At Braintrust, we believe strongly in the concept of verifiable “proof of work” — the idea that you should receive credit for the hard work you do for one client or employer, which can then be brought with you to the next one.
One key way for both Talent and clients to get credit for their work together is to ask for a review! This macro guide shows you how to leave and receive reviews.
Table of Contents
- Why Leave Reviews at All?
- The benefits of leaving a review.
- The benefits of receiving a review.
- How Do I Get a Client or Talent review?
- Why can’t I leave a review, or receive one, sooner?
- How do we start the review process?
- When and where do I see their review?
- How Do I Manage the Review Process?
- Ask for a review early on.
- Send a first draft.
- Expect some changes.
- How Do I Write a Great Review?
- Be specific.
- Provide empirical evidence.
- Pair with anecdotal evidence.
- Remain constructive.
- Additional Resources
Why Leave Reviews at All?
Both clients and Talent benefit from leaving and receiving reviews.
The benefits of leaving a review.
- Clients help other clients get better insight into Talent, and encourage a culture of leaving reviews which they benefit from when they consider Talent for work opportunities.
- Talent help other Talent get better insight into clients, allowing the community to ensure more positive work experiences for all the Talent finding work on Braintrust.
The benefits of receiving a review.
- Clients are able to build a reputation for having a strong work culture that is attractive for Talent, and are able to get direct feedback on areas where they can still improve.
- Talent are able to build a reputation for having a strong work ethic and track record of success, making them even more attractive to future clients by providing further evidence of their abilities.
How Do I Get a Client or Talent Review?
To get a review, you must have fully completed that specific work engagement with the client, whether it was a full-time role or a short-term contract. Once the last invoice is paid, the review process will begin.
Why can’t I leave a review, or receive one, sooner?
Reviews are posted publicly and transparently stored for future potential clients and peers to see. With that in mind, it’s in the best interests of both clients and Talent that reviews are done only once the engagement is fully completed, reducing the risk of their experience changing in the meantime.
As the network advances, reviews will eventually be posted not just on your profile, but also on the blockchain, which allows you to take your verifiable work history with you wherever you go, no matter what job networks or platforms you use.
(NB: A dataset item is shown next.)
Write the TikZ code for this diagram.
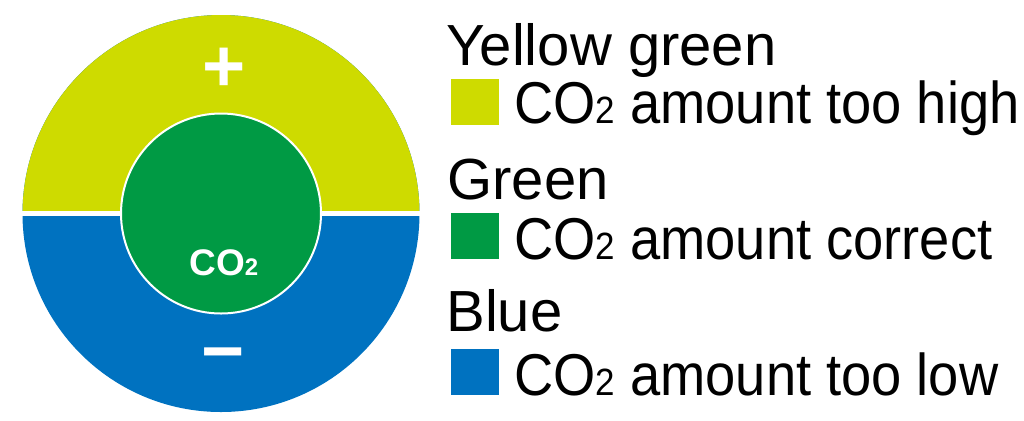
\documentclass[tikz,border=0pt]{standalone}
\usepackage{fontspec}
\setmainfont{Liberation Sans}
\newfontfamily\legendfont[FakeStretch=0.92]{Liberation Sans}
\usetikzlibrary{positioning}
\definecolor{coYellowGreen}{RGB}{206, 219, 0}
\definecolor{coGreen}{RGB}{0, 154, 68}
\definecolor{coBlue}{RGB}{0, 114, 192}
\newcommand{\cotwo}[1]{CO{\fontsize{#1}{#1}\selectfont 2}}

\begin{document}
\begin{tikzpicture}[x=0.5pt,y=-0.5pt,
  heading/.style={anchor=base west,inner sep=0pt,font=\fontsize{29}{34}\selectfont},
  itemtext/.style={anchor=base west,inner sep=0pt,font=\legendfont\fontsize{29.5}{34}\selectfont},
  swatch/.style={anchor=north west,inner sep=0pt,minimum width=24pt,minimum height=23pt},
  sign/.style={inner sep=0pt,text=white,font=\bfseries\fontsize{37}{40}\selectfont}
]
  \useasboundingbox (0,0) rectangle (1024,420);
  % outer disc, split in two halves
  \fill[coBlue] (221,213.5) circle[radius=198.5];
  \begin{scope}
    \clip (0,0) rectangle (1024,213.5);
    \fill[coYellowGreen] (221,213.5) circle[radius=198.5];
  \end{scope}
  \draw[white,line width=2.5pt] (18,213.5) -- (424,213.5);
  % inner disc
  \filldraw[fill=coGreen,draw=white,line width=1pt] (221,213.5) circle[radius=100];
  \node[sign] (plus) at (224,70) {+};
  \node[sign] (minus) at (223.5,362) {−};
  \node[anchor=base west,inner sep=0pt,text=white,font=\bfseries\fontsize{18.5}{22}\selectfont] (centre) at (189,275.5) {\cotwo{12}};
  % legend
  \node[heading] (titleHigh) at (446,65) {Yellow green};
  \node[swatch,fill=coYellowGreen] (swatchHigh) at (451,79) {};
  \node[itemtext] (itemHigh) at (514,123) {\cotwo{19} amount too high};
  \node[heading] (titleOk) at (447,199) {Green};
  \node[swatch,fill=coGreen] (swatchOk) at (451,213) {};
  \node[itemtext] (itemOk) at (514,259) {\cotwo{19} amount correct};
  \node[heading] (titleLow) at (446,331) {Blue};
  \node[swatch,fill=coBlue] (swatchLow) at (451,349) {};
  \node[itemtext] (itemLow) at (514,395) {\cotwo{19} amount too low};
\end{tikzpicture}
\end{document}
How do we start the review process?
The double-blind review process begins as soon as the client clicks “Complete” after paying out all invoices. If the client is unsure of how to do this, Talent can direct them to the individual jobs page, where they can click ‘Complete Job.”
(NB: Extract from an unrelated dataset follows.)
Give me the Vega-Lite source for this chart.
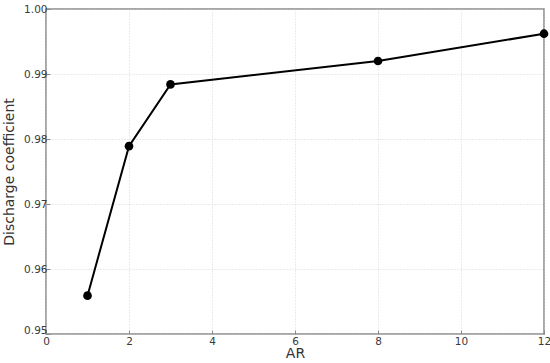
{
  "$schema": "https://vega.github.io/schema/vega-lite/v6.json",
  "width": 498,
  "height": 325,
  "autosize": {"type": "none"},
  "padding": {"left": 46, "top": 9, "right": 6, "bottom": 29},
  "background": "white",
  "config": {
    "font": "DejaVu Sans",
    "view": {"stroke": "#8a8a8a", "strokeWidth": 1.5},
    "axis": {
      "labelFont": "DejaVu Sans",
      "titleFont": "DejaVu Sans",
      "labelFontSize": 10.5,
      "labelColor": "#3a3a3a",
      "titleFontSize": 14,
      "titleFontWeight": "normal",
      "titleColor": "#333",
      "domain": false,
      "tickColor": "#8a8a8a",
      "tickSize": -4,
      "gridColor": "#cccccc",
      "gridDash": [1, 2],
      "gridWidth": 0.8
    }
  },
  "data": {
    "values": [
      {"AR": 1, "Cd": 0.9559},
      {"AR": 2, "Cd": 0.9789},
      {"AR": 3, "Cd": 0.9884},
      {"AR": 8, "Cd": 0.9920},
      {"AR": 12, "Cd": 0.9962}
    ]
  },
  "mark": {"type": "line", "color": "black", "strokeWidth": 2, "point": {"color": "black", "size": 75, "filled": true, "opacity": 1}},
  "encoding": {
    "x": {
      "field": "AR", "type": "quantitative",
      "scale": {"domain": [0, 12], "nice": false},
      "axis": {"values": [0, 2, 4, 6, 8, 10, 12], "title": "AR", "labelPadding": 6, "titlePadding": 0, "labelFlush": false}
    },
    "y": {
      "field": "Cd", "type": "quantitative",
      "scale": {"domain": [0.95, 1.0], "nice": false, "zero": false},
      "axis": {"values": [0.95, 0.96, 0.97, 0.98, 0.99, 1.0], "format": ".2f", "title": "Discharge coefficient", "labelPadding": 3, "titlePadding": 7, "labelFlush": false,
        "labelOffset": {"condition": {"test": "datum.value < 0.951", "value": -4}, "value": 0}}
    }
  }
}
When and where do I see their review?
Reviews from both Talent and clients are posted as soon as they have been completed on both sides. Once posted, Talent can view their reviews on their profile, while Clients can view them on their /employers page.
How Do I Manage the Review Process?
Ask for a review early on.
Don’t wait until the engagement is over! One you know your time together is coming to a close, start broaching the subject. By giving them time to prepare, they can have a response already drafted for when they complete the job.
Send a first draft.
People are busy, and it can be difficult at times to know exactly which aspects of an engagement to highlight. If there are certain things you know would be most helpful to have included— whether you are a client or Talent — it’s not a bad idea to provide them with a first draft.
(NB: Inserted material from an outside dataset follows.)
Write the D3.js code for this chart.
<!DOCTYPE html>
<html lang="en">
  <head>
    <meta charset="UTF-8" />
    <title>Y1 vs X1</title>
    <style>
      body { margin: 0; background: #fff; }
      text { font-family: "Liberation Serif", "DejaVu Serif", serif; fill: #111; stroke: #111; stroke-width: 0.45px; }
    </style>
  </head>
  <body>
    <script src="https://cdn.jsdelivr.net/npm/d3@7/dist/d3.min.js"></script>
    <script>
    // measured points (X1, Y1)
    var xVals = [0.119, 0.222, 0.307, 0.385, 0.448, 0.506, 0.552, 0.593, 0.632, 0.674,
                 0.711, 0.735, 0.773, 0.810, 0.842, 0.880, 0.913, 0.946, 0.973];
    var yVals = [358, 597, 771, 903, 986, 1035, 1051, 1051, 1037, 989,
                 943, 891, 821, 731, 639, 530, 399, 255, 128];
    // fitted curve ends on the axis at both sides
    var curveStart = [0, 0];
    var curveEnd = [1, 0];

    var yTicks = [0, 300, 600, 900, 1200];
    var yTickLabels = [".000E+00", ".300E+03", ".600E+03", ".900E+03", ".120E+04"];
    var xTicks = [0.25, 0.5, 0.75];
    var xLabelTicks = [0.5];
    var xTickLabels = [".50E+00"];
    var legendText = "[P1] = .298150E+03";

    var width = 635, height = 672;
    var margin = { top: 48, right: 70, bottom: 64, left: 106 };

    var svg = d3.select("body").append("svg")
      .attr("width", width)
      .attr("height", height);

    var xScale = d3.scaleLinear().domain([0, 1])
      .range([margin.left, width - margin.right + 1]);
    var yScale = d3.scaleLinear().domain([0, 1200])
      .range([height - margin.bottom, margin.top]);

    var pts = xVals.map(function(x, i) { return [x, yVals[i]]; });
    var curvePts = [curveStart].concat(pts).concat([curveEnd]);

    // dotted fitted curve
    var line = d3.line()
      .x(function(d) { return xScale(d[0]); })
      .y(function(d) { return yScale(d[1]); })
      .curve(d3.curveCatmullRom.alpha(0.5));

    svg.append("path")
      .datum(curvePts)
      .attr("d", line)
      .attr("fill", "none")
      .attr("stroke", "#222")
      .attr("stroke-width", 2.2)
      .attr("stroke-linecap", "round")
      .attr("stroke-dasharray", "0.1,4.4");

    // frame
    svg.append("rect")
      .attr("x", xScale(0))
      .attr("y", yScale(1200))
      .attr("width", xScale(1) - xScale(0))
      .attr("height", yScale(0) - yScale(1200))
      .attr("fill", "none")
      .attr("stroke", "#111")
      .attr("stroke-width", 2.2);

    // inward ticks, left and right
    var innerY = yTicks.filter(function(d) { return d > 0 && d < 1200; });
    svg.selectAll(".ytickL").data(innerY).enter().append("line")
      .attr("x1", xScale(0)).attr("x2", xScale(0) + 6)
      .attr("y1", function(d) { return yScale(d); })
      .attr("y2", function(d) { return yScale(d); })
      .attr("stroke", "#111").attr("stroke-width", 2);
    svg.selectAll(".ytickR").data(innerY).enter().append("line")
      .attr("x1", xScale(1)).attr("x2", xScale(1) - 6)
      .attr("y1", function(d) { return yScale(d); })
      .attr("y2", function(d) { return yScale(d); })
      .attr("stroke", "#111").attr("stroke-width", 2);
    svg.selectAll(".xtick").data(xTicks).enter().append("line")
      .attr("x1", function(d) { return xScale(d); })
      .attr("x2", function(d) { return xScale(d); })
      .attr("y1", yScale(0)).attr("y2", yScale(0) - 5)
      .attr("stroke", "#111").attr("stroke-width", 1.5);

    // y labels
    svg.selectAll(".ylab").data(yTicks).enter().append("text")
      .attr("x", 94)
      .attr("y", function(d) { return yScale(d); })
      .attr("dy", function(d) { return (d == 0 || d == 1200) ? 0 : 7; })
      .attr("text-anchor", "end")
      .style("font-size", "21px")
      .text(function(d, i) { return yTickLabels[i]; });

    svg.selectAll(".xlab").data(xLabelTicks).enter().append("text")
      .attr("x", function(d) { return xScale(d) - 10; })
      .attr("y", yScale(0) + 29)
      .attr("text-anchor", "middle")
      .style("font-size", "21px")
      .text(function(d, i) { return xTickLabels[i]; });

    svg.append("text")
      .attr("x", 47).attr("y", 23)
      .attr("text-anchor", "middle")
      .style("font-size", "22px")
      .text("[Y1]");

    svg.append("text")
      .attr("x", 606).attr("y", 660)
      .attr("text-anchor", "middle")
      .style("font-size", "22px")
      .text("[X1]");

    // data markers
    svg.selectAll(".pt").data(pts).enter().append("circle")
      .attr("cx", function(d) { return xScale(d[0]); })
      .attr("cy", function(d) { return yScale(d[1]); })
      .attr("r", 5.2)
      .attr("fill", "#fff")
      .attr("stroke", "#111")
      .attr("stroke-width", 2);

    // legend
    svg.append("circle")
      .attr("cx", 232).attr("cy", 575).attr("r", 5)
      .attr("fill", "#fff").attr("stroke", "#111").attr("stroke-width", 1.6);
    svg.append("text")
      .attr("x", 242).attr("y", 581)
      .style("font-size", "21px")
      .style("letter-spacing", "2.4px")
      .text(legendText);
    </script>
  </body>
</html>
Another option is to send a bullet list of the most critical points you would like included: factors such as your work ethic, your communication, your ability or your quantifiable results.
Expect some changes.
If you’re going to go with the above route, we would suggest asking first, as some may want to write a review from scratch. Either way, many will appreciate the extra effort and while they may not use your draft word for word, your writing will most likely shape their final review.
How Do I Write a Great Review?
Provide specific examples of the accomplishments achieved together and areas of improvement. Don’t be vague, but be clear in areas where the client or Talent went above and beyond.
Provide empirical evidence.
Use quantifiable measures where possible to judge the success of the arrangement, and point to the impact made. Direct sales or money made isn’t the only statistic worth using: metrics such as an increase in audience engagement/reach or time saved using them over another option are great as well!
Pair stats with anecdotal evidence.
After you’ve established clear metrics for success, it often helps to provide an anecdotal example that underscores your point — for instance, a point about how their effective communication style saved you time and money could be paired with an example of them handling a particularly thorny conversation creatively.
Provide feedback that is thoughtful and actionable. If the arrangement had its faults, acknowledge them, but also give insight into how the situation could have been improved. Let future parties have insight into how the other person handles obstacles: Even if it didn’t work out in your specific situation, lending such insight might help future Talent or clients work well together.